Saturday, March 17, 2007

De Julius Caesar, Horace and Many Things

I’ll tell you what I did today. First I worked on some lines. I must memorize Falstaff in Merry Wives of Windsor by April 2nd, and I also have to memorize a monologue from Richard II for an audition on March 22nd in Hollywood.

As I drove to my 10am rehearsal at the Redlands Shakespeare Festival, I stopped by Blockbuster to drop off the DVD’s I reviewed in my last post. Perhaps this chore could have been ignored because Blockbuster says they don’t have late fees. How does that work? Wouldn’t people keep DVD’s forever?

Remember when video stores were all VCR’s? Or, if you’re old enough, remember when video stores did not exist? Back then people examined the TV Guide closely to find out when good movies were playing on TV. Technology is the march of more and better choices for the individual instead of being at the mercy of centralized entertainment providers.

The rehearsal was of the crowd scenes in Julius Caesar. The director is going for a real Cecil B. DeMille cast of thousands look. These crowd scenes are the hardest thing to rehearse. They try everyone’s patience. It’s best if actors just SHUT UP so the scenes can be gotten through as efficiently as possible.

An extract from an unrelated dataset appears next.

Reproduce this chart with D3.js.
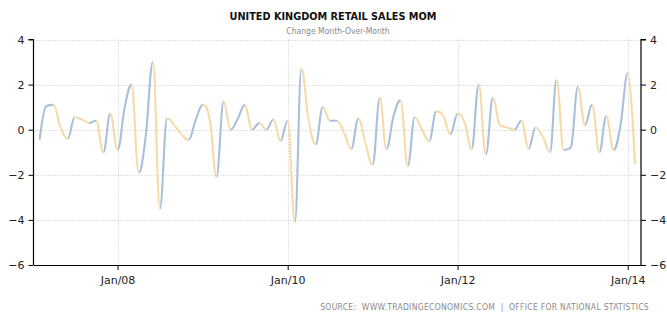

In the first half I am part of the mob. No respectable play set in Rome lacks a mob. Both Julius Caesar and Coriolanus have fine mobs. In our production Marc Antony must scream “Friends, Romans, countrymen” at the top of his voice to shut up the mob. The director did this on purpose, and it is a much better choice than having a calm Antony say those famous words in a stately, corny oration.

In the second half all of us who were mobsters become soldiers as the scene shifts to the Battle of Philippi. I’m sure most readers of this blog know their history, but for any young people who were recently released from 12 years of servitude in government schools:

The Battle of Philippi was the final battle in the Wars of the Second Triumvirate between the forces of Mark Antony and Octavian (the Second Triumvirate) against the forces of Julius Caesar's assassins Marcus Junius Brutus and Gaius Cassius
Longinus
in 42 BC, at Philippi in Macedonia. The Second Triumvirate declared this civil war to avenge Julius Caesar's murder.

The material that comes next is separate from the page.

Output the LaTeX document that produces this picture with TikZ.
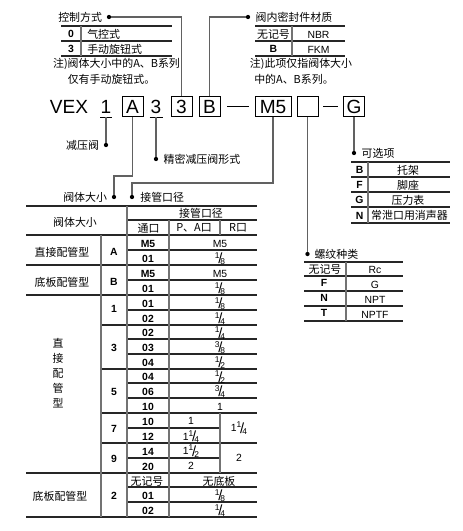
\documentclass[tikz,border=0pt]{standalone}
\usepackage{fontspec}
\setmainfont{Liberation Sans}
\newfontfamily\cjk{Noto Sans CJK SC}
\usetikzlibrary{positioning}

\newcommand{\frc}[2]{\raisebox{0.7ex}{\fontsize{6.3}{7}\selectfont#1}\kern-0.12em\raisebox{-0.3ex}{\fontsize{11}{11}\selectfont/}\kern-0.18em\raisebox{-0.45ex}{\fontsize{6.3}{7}\selectfont#2}}

\tikzset{
  codetxt/.style={inner sep=0pt, minimum height=15pt, font=\fontsize{14.3}{16}\selectfont},
  codebox/.style={codetxt, draw, line width=0.75pt, minimum width=15.75pt},
  lead/.style={draw=black!62, line width=1.1pt},
  dot/.style={circle, fill=black, inner sep=0pt, minimum size=3.2pt},
  lbl/.style={inner sep=0.75pt, font=\cjk\fontsize{8.2}{10}\selectfont},
  val/.style={inner sep=0.75pt, font=\fontsize{7.8}{9}\selectfont},
  bval/.style={inner sep=0.75pt, font=\fontsize{7.8}{9}\selectfont\bfseries},
  tline/.style={draw=black!85, line width=0.9pt},
  vline/.style={draw=black!55, line width=1.2pt}
}

\begin{document}
\begin{tikzpicture}[x=0.75pt,y=0.75pt,yscale=-1]
	\useasboundingbox (0,0) rectangle (462,531);
	% code line
	\node [codetxt] (vex) at (69,107) {VEX};
	\node [codetxt] (n1) at (106,107) {1};
	\node [codebox] (bA) at (132.5,107) {A};
	\node [codetxt] (n3) at (156,107) {3};
	\node [codebox] (b3) at (181.5,107) {3};
	\node [codebox] (bB) at (209.5,107) {B};
	\node [codebox,minimum width=27pt] (bM) at (273,107) {M5};
	\node [codebox] (bT) at (307.5,107) {};
	\node [codebox] (bG) at (354,107) {G};
	\coordinate (dsh1a) at (227,107);
	\coordinate (dsh1b) at (249,107);
	\coordinate (dsh2a) at (323,107);
	\coordinate (dsh2b) at (338,107);
	\draw [line width=0.75pt] (dsh1a) -- (dsh1b);
	\draw [line width=0.75pt] (dsh2a) -- (dsh2b);
	\draw [line width=0.75pt] ([shift={(-6,0)}]n1.south) -- ([shift={(6,0)}]n1.south);
	\draw [line width=0.75pt] ([shift={(-6.5,0)}]n3.south) -- ([shift={(6.5,0)}]n3.south);

	% leader dots and labels
	\node [dot] (dCtrl) at (109,17) {};
	\node [dot] (dSeal) at (248,17) {};
	\node [dot] (dRed) at (106,145) {};
	\node [dot] (dForm) at (156,159) {};
	\node [dot] (dSize) at (114,197) {};
	\node [dot] (dPort) at (132,197) {};
	\node [dot] (dOpt) at (354,153) {};
	\node [dot] (dThr) at (307.5,254) {};
	\coordinate (kA) at (114,176);
	\coordinate (kM) at (132,183);
	\node [lbl, left=2.5pt of dCtrl] (tCtrl) {控制方式};
	\node [lbl, right=3pt of dSeal] (tSeal) {阀内密封件材质};
	\node [lbl, left=2.5pt of dRed] (tRed) {减压阀};
	\node [lbl, right=3pt of dForm] (tForm) {精密减压阀形式};
	\node [lbl, left=2.5pt of dSize] (tSize) {阀体大小};
	\node [lbl, right=3.5pt of dPort] (tPort) {接管口径};
	\node [lbl, right=3pt of dOpt] (tOpt) {可选项};
	\node [lbl, right=2.5pt of dThr] (tThr) {螺纹种类};
	\draw [lead] (b3.north) |- (dCtrl);
	\draw [lead] (bB.north) |- (dSeal);
	\draw [lead] (n1.south) -- (dRed);
	\draw [lead] (n3.south) -- (dForm);
	\draw [lead] (bA.south) |- (kA) -- (dSize);
	\draw [lead] (bM.south) |- (kM) -- (dPort);
	\draw [lead] (bT.south) -- (dThr);
	\draw [lead] (bG.south) -- (dOpt);

	% control method
	\draw [tline] (61,26) -- (172,26);
	\draw [tline] (61,41) -- (172,41);
	\draw [tline] (61,56) -- (172,56);
	\draw [vline] (81,26) -- (81,56);
	\node [bval] (k0) at (71,34) {0};
	\node [bval] (k3) at (71,49) {3};
	\node [lbl, anchor=west] (kAir) at (86,34) {气控式};
	\node [lbl, anchor=west] (kMan) at (86,49) {手动旋钮式};
	\node [lbl] (kNote1) at (116.5,64) {注)阀体大小中的A、B系列};
	\node [lbl] (kNote2) at (111.5,79) {仅有手动旋钮式。};

	% seal material
	\draw [tline] (255,26) -- (345,26);
	\draw [tline] (255,41) -- (345,41);
	\draw [tline] (255,56) -- (345,56);
	\draw [vline] (292,26) -- (292,56);
	\node [lbl] (s0) at (273.5,34) {无记号};
	\node [val] (sNBR) at (318.5,34.5) {NBR};
	\node [bval] (sB) at (273.5,49) {B};
	\node [val] (sFKM) at (318.5,49.5) {FKM};
	\node [lbl] (sNote1) at (301,64) {注)此项仅指阀体大小};
	\node [lbl] (sNote2) at (294,79) {中的A、B系列。};

	% options
	\draw [tline] (351,162) -- (450,162);
	\draw [tline] (351,177) -- (450,177);
	\draw [tline] (351,192) -- (450,192);
	\draw [tline] (351,207) -- (450,207);
	\draw [tline] (351,223) -- (450,223);
	\draw [vline] (368,162) -- (368,223);
	\node [bval] (oB) at (359.5,170) {B};
	\node [bval] (oF) at (359.5,185) {F};
	\node [bval] (oG) at (359.5,200) {G};
	\node [bval] (oN) at (359.5,215.5) {N};
	\node [lbl] (oBr) at (408,170) {托架};
	\node [lbl] (oFt) at (408,185) {脚座};
	\node [lbl] (oGa) at (408,200) {压力表};
	\node [lbl] (oSi) at (409.5,215.5) {常泄口用消声器};

	% thread type
	\draw [tline] (304,262) -- (403,262);
	\draw [tline] (304,276) -- (403,276);
	\draw [tline] (304,291) -- (403,291);
	\draw [tline] (304,306) -- (403,306);
	\draw [tline] (304,321) -- (403,321);
	\draw [vline] (346,262) -- (346,321);
	\node [lbl] (r0) at (325,269) {无记号};
	\node [val] (rRc) at (375,270) {Rc};
	\node [bval] (rF) at (324,283) {F};
	\node [val] (rG) at (375,284.5) {G};
	\node [bval] (rN) at (324,298) {N};
	\node [val] (rNPT) at (375,299.5) {NPT};
	\node [bval] (rT) at (324,313) {T};
	\node [val] (rNPTF) at (375,314.5) {NPTF};

	% body size / port size
	\draw [tline] (26,206) -- (257,206);
	\draw [tline] (127,220) -- (257,220);
	\draw [tline] (26,235) -- (257,235);
	\draw [tline] (127,250) -- (257,250);
	\draw [tline] (26,265) -- (257,265);
	\draw [tline] (127,280) -- (257,280);
	\draw [tline] (26,295) -- (257,295);
	\draw [tline] (127,310) -- (257,310);
	\draw [tline] (101,325) -- (257,325);
	\draw [tline] (127,339) -- (257,339);
	\draw [tline] (127,354) -- (257,354);
	\draw [tline] (101,369) -- (257,369);
	\draw [tline] (127,383) -- (257,383);
	\draw [tline] (127,398) -- (257,398);
	\draw [tline] (101,413) -- (257,413);
	\draw [tline] (127,428) -- (220,428);
	\draw [tline] (101,443) -- (257,443);
	\draw [tline] (127,458) -- (220,458);
	\draw [tline] (26,473) -- (257,473);
	\draw [tline] (127,487) -- (257,487);
	\draw [tline] (127,502) -- (257,502);
	\draw [tline] (26,517) -- (257,517);
	\draw [vline] (101,235) -- (101,517);
	\draw [vline] (127,206) -- (127,517);
	\draw [vline] (169,220) -- (169,517);
	\draw [vline] (220,220) -- (220,235);
	\draw [vline] (220,413) -- (220,473);

	\node [lbl] (hSize) at (75,222) {阀体大小};
	\node [lbl] (hPort) at (201,213.5) {接管口径};
	\node [lbl] (hVia) at (148.5,228) {通口};
	\node [lbl] (hPA) at (194,228) {P、A口};
	\node [lbl] (hR) at (238,228) {R口};

	\node [lbl] (gDa) at (62,252.5) {直接配管型};
	\node [lbl] (gBa) at (62,282.5) {底板配管型};
	\node [lbl, align=center, font=\cjk\fontsize{8.2}{11.25}\selectfont] (gDv) at (58,373) {直\\接\\配\\管\\型};
	\node [lbl] (gBb) at (60,496) {底板配管型};

	\node [bval] (zA) at (114,252) {A};
	\node [bval] (zB) at (114,281.5) {B};
	\node [bval] (z1) at (114,308.5) {1};
	\node [bval] (z3) at (114,348) {3};
	\node [bval] (z5) at (114,392) {5};
	\node [bval] (z7) at (114,429) {7};
	\node [bval] (z9) at (114,459) {9};
	\node [bval] (z2) at (114,495.5) {2};

	\node [bval] (p0) at (148,243.5) {M5};
	\node [bval] (p1) at (148,258.5) {01};
	\node [bval] (p2) at (148,273.5) {M5};
	\node [bval] (p3) at (148,288.5) {01};
	\node [bval] (p4) at (148,303.5) {01};
	\node [bval] (p5) at (148,318.5) {02};
	\node [bval] (p6) at (148,333) {02};
	\node [bval] (p7) at (148,347.5) {03};
	\node [bval] (p8) at (148,362.5) {04};
	\node [bval] (p9) at (148,377) {04};
	\node [bval] (p10) at (148,391.5) {06};
	\node [bval] (p11) at (148,406.5) {10};
	\node [bval] (p12) at (148,421.5) {10};
	\node [bval] (p13) at (148,436.5) {12};
	\node [bval] (p14) at (148,451.5) {14};
	\node [bval] (p15) at (148,466.5) {20};
	\node [lbl] (p16) at (147,481) {无记号};
	\node [bval] (p17) at (148,495.5) {01};
	\node [bval] (p18) at (148,510.5) {02};

	\node [val] (a0) at (220,243.5) {M5};
	\node [val] (a1) at (220,258.5) {\frc18};
	\node [val] (a2) at (220,273.5) {M5};
	\node [val] (a3) at (220,288.5) {\frc18};
	\node [val] (a4) at (220,303.5) {\frc18};
	\node [val] (a5) at (220,318.5) {\frc14};
	\node [val] (a6) at (220,333) {\frc14};
	\node [val] (a7) at (220,347.5) {\frc38};
	\node [val] (a8) at (220,362.5) {\frc12};
	\node [val] (a9) at (220,377) {\frc12};
	\node [val] (a10) at (220,391.5) {\frc34};
	\node [val] (a11) at (220,406.5) {1};
	\node [val] (a12) at (191,421) {1};
	\node [val] (a13) at (191,436.5) {1\frc14};
	\node [val] (a14) at (191,451) {1\frc12};
	\node [val] (a15) at (191,466) {2};
	\node [val] (b12) at (239,428) {1\frc14};
	\node [val] (b14) at (239,458) {2};
	\node [lbl] (a16) at (219,481) {无底板};
	\node [val] (a17) at (220,495.5) {\frc18};
	\node [val] (a18) at (220,510.5) {\frc14};
\end{tikzpicture}
\end{document}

The battle figures in Shakespeare's Julius Caesar (background of the story in Acts 4 and 5).
The most interesting thing to me about this battle is that the poet Horace fought on Brutus’s side.

After the assassination of Julius Caesar, Horace joined the army, serving under the generalship of Brutus. He fought as a staff officer (tribunus militum) in the Battle of Philippi. Alluding to famous literary models, he later claimed that he saved himself by throwing away his shield and fleeing.
He was a coward in battle, but he lived to write glorious poetry.

In the battle scenes I march in with the army of Brutus, imagining that I am Horace. We meet the army of Cassius center stage and form one big army. Later the army of Octavian and Marc Antony march onstage. Then actors pretend to be Conan the Barbarian with plastic swords.

After some four grueling hours of rehearsal, I had to crack a joke. I turned to the army I was in and asked, “Now, are we the Sharks or the Jets?” It got a pretty good laugh.

As we were laughing, I heard the director call my name. I thought, “Oh, shit – I’m in trouble now.”

“Where is your script?” he asked.

“In my pocket.”

“Good. You’re playing Titinius.”

Apparently, the actor they had originally cast as Titinius dropped out. So I ended up with a part that has a nice emotional moment talking about the dead Cassius, then I get to kill myself with Cassius’s sword. I watch a lot of Samurai movies, so I’ll probably scream something Japanese when I do it.

I felt like Ruby Keeler in 42nd Street. I walked onstage a nobody, but I walked off a star! Well, I walked off with more lines, anyway.

When I got home I turned on the TV Guide Channel to see if a Lakers game was on. As the channels scrolled by on the bottom third, the upper two thirds of the screen featured a show called “Look Alike.” I sat there watching a bunch of gays fuss and coo over a woman until she looked like Reba McEntire. Entertainment does not get better than this. Then a show called “Idol Chat!” – complete with exclamation point – came on. In this show pretty young people talk about “American Idol” for an hour. At this point it occurred to me that if I watched the TV Guide Channel one more minute I would put a bullet into my brain, so I turned it off and survived to write this post.